EXERCISE OBJECTIVE> Omit the pictures and print exactly the lines of the listing below, starting at the first and ending at the line containing "plt.rcParams['font.family'] = ['Lato', 'DejaVu".

-------

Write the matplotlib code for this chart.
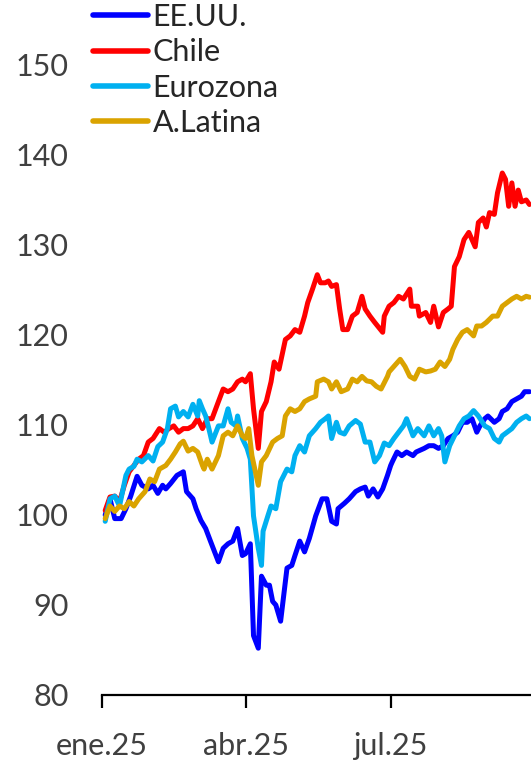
import pandas as pd
import matplotlib.pyplot as plt

plt.rcParams['font.family'] = ['Lato', 'DejaVu Sans']

# indices base 100 (days counted from 1 Jan 2025)
usa_days = [2, 5, 8, 12, 15, 18, 22, 25, 29, 32, 35, 38, 40, 43, 47, 51, 53, 57, 59, 62,
            65, 68, 73, 76, 79, 82, 85, 88, 90, 93, 95, 98, 100, 103, 105, 107, 109, 112,
            116, 119, 121, 124, 127, 130, 134, 138, 141, 144, 147, 148, 152, 155, 159, 162,
            165, 167, 170, 173, 176, 179, 181, 182, 185, 188, 191, 195, 197, 202, 205, 208,
            211, 214, 217, 220, 223, 226, 229, 232, 235, 237, 240, 242, 246, 249, 251, 254,
            257, 260, 263, 265, 268]
usa = [100.0, 101.8, 99.6, 99.6, 100.7, 102.1, 104.3, 103.3, 102.9, 103.3, 102.4, 103.3,
       102.9, 103.5, 104.4, 104.8, 102.6, 101.8, 100.7, 99.4, 98.5, 97.1, 94.8, 96.3, 96.8,
       97.1, 98.5, 95.5, 95.7, 96.8, 86.6, 85.2, 93.2, 92.2, 92.2, 90.4, 90.0, 88.2, 94.1,
       94.4, 95.5, 97.1, 95.9, 97.4, 99.9, 101.8, 101.8, 99.3, 99.0, 100.7, 101.3, 101.8,
       102.6, 102.9, 103.1, 102.1, 102.9, 102.0, 102.9, 104.4, 105.5, 105.9, 107.0, 106.6,
       107.0, 106.6, 107.0, 107.4, 107.7, 107.7, 107.4, 107.7, 108.5, 108.8, 109.2, 110.3,
       110.3, 110.7, 109.2, 109.9, 110.7, 111.0, 110.3, 110.7, 111.5, 111.8, 112.6, 112.9,
       113.2, 113.7, 113.7]

chile_days = [2, 5, 8, 11, 14, 17, 20, 23, 26, 29, 32, 36, 39, 42, 45, 48, 51, 54, 57, 60,
              63, 66, 69, 73, 76, 79, 82, 85, 88, 90, 93, 95, 98, 100, 103, 106, 108, 111,
              115, 118, 121, 124, 127, 129, 132, 135, 137, 140, 142, 144, 147, 149, 151,
              154, 157, 160, 163, 165, 168, 171, 176, 177, 180, 183, 186, 189, 193, 194,
              198, 199, 203, 206, 208, 211, 214, 217, 219, 221, 224, 227, 230, 234, 236,
              239, 241, 243, 246, 248, 251, 253, 255, 257, 259, 261, 263, 266, 268]
chile = [100.5, 102.0, 102.1, 101.5, 103.3, 104.8, 105.5, 106.2, 106.6, 108.1, 108.5,
         109.6, 109.2, 109.6, 109.9, 109.2, 109.6, 109.6, 109.9, 110.7, 109.6, 110.7, 110.7,
         112.6, 114.0, 113.7, 114.0, 114.8, 115.1, 114.8, 115.7, 111.8, 107.4, 111.5, 112.6,
         114.8, 117.0, 116.2, 119.5, 119.9, 120.6, 120.3, 122.1, 123.6, 125.1, 126.7, 125.8,
         125.8, 126.0, 125.4, 125.6, 122.9, 120.6, 120.6, 122.1, 122.5, 124.3, 122.9, 122.1,
         121.4, 120.3, 122.1, 123.2, 123.6, 124.3, 124.0, 125.1, 123.2, 123.2, 122.1, 122.5,
         121.4, 123.2, 120.9, 122.5, 122.9, 123.2, 127.6, 128.7, 130.6, 131.4, 129.8, 132.5,
         133.0, 132.0, 133.6, 133.4, 135.8, 138.0, 137.3, 134.3, 136.9, 134.3, 136.1, 134.8,
         135.0, 134.5]

euro_days = [2, 5, 8, 11, 15, 17, 20, 22, 25, 29, 32, 35, 38, 41, 43, 46, 48, 51, 54, 57,
             60, 61, 63, 65, 67, 69, 73, 76, 79, 81, 84, 85, 88, 91, 93, 95, 98, 100, 101,
             104, 106, 109, 112, 116, 119, 121, 124, 127, 130, 134, 137, 140, 142, 144, 147,
             149, 152, 155, 159, 162, 165, 168, 171, 174, 177, 180, 183, 186, 189, 191, 195,
             198, 202, 205, 208, 211, 213, 215, 218, 221, 224, 227, 230, 233, 236, 240, 243,
             246, 249, 251, 254, 257, 260, 263, 266, 268]
euro = [99.3, 101.8, 102.1, 101.0, 104.4, 105.1, 105.4, 106.2, 105.9, 106.6, 106.0, 107.6,
        108.1, 109.6, 111.8, 112.1, 110.9, 111.5, 110.9, 112.3, 111.0, 112.7, 111.8, 111.0,
        109.6, 108.1, 109.9, 109.9, 111.8, 110.3, 109.9, 111.0, 108.5, 107.4, 106.2, 99.9,
        96.3, 94.4, 98.2, 99.9, 101.0, 100.7, 103.7, 105.1, 104.8, 106.6, 107.7, 107.0,
        108.8, 109.6, 110.3, 110.7, 111.0, 108.5, 110.3, 109.2, 109.0, 109.9, 110.5, 110.1,
        108.1, 108.1, 105.9, 106.6, 108.0, 107.7, 108.5, 109.2, 109.9, 110.7, 108.8, 109.6,
        108.8, 109.9, 108.8, 109.6, 108.8, 105.9, 107.7, 108.8, 109.9, 110.7, 111.0, 111.6,
        111.0, 109.9, 109.6, 108.5, 108.1, 108.8, 109.2, 109.6, 110.3, 110.7, 111.0, 110.7]

latam_days = [2, 5, 8, 11, 14, 17, 20, 23, 27, 30, 33, 36, 40, 43, 46, 49, 51, 54, 57, 60,
              63, 64, 66, 69, 73, 76, 79, 82, 85, 88, 90, 92, 94, 98, 100, 103, 107, 110,
              113, 115, 118, 121, 124, 127, 130, 134, 135, 139, 142, 144, 147, 150, 154,
              157, 160, 163, 166, 169, 172, 175, 179, 180, 183, 187, 190, 193, 196, 199,
              203, 206, 209, 212, 215, 218, 220, 223, 226, 229, 233, 235, 238, 241, 245,
              248, 251, 254, 257, 260, 263, 266, 268]
latam = [99.6, 101.0, 100.4, 101.0, 100.7, 101.5, 101.0, 101.8, 102.6, 104.0, 103.7, 105.1,
         105.5, 106.2, 107.0, 107.9, 108.2, 107.1, 107.4, 107.0, 105.5, 105.1, 106.2, 105.1,
         106.6, 108.8, 109.2, 108.8, 109.9, 108.8, 108.5, 109.6, 106.6, 103.3, 105.9, 106.6,
         108.1, 108.5, 108.8, 111.0, 111.8, 111.5, 111.8, 112.6, 112.9, 113.2, 114.8, 115.1,
         114.8, 114.0, 114.8, 113.7, 114.0, 115.1, 114.8, 115.4, 114.9, 114.8, 114.3, 114.0,
         115.4, 115.9, 116.5, 117.3, 116.5, 115.4, 115.1, 116.2, 115.9, 116.0, 116.2, 117.0,
         116.5, 117.3, 118.4, 119.5, 120.3, 120.6, 119.9, 121.0, 121.0, 121.4, 122.1, 122.1,
         123.2, 123.6, 124.0, 124.3, 124.0, 124.3, 124.2]

names = ['EE.UU.', 'Chile', 'Eurozona', 'A.Latina']
colors = ['#0000FF', '#FF0000', '#00B0F0', '#DAA300']
tick_dates = ['2025-01-01', '2025-04-01', '2025-07-01']
tick_labels = ['ene.25', 'abr.25', 'jul.25']

start = pd.Timestamp('2025-01-01')


def to_dates(days):
    return start + pd.to_timedelta(days, unit='D')


fig = plt.figure(figsize=(5.31, 7.61), dpi=100)
ax = fig.add_axes([102 / 531, 66 / 761, 429 / 531, 675 / 761])

series = [(usa_days, usa), (chile_days, chile), (euro_days, euro), (latam_days, latam)]
for (days, vals), name, col in zip(series, names, colors):
    ax.plot(to_dates(days), vals, color=col, lw=3.6, label=name,
            solid_joinstyle='round', solid_capstyle='round')

ax.set_ylim(80, 155)
ax.set_yticks(range(80, 151, 10))
ax.set_xlim(start, start + pd.Timedelta(days=269))
ax.set_xticks(pd.to_datetime(tick_dates))
ax.set_xticklabels(tick_labels)

for s in ['top', 'right', 'left']:
    ax.spines[s].set_visible(False)
ax.spines['bottom'].set_linewidth(1.6)
ax.tick_params(axis='y', length=0, pad=24, labelsize=22, labelcolor='#404040')
ax.tick_params(axis='x', direction='out', length=9.5, width=1.6, pad=17,
               labelsize=22, labelcolor='#404040')

leg = fig.legend(loc='upper left', bbox_to_anchor=(93 / 531, 1.0 - 3 / 761),
                 frameon=False, fontsize=22, handlelength=1.8, handletextpad=0.15,
                 labelspacing=0.24, borderpad=0, borderaxespad=0)
for line in leg.get_lines():
    line.set_linewidth(4)
for t in leg.get_texts():
    t.set_color('#262626')

fig.savefig('out.png', dpi=100)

-------

RESPONSE BELOW>
Write the matplotlib code for this chart.
import pandas as pd
import matplotlib.pyplot as plt

plt.rcParams['font.family'] = ['Lato', 'DejaVu Sans']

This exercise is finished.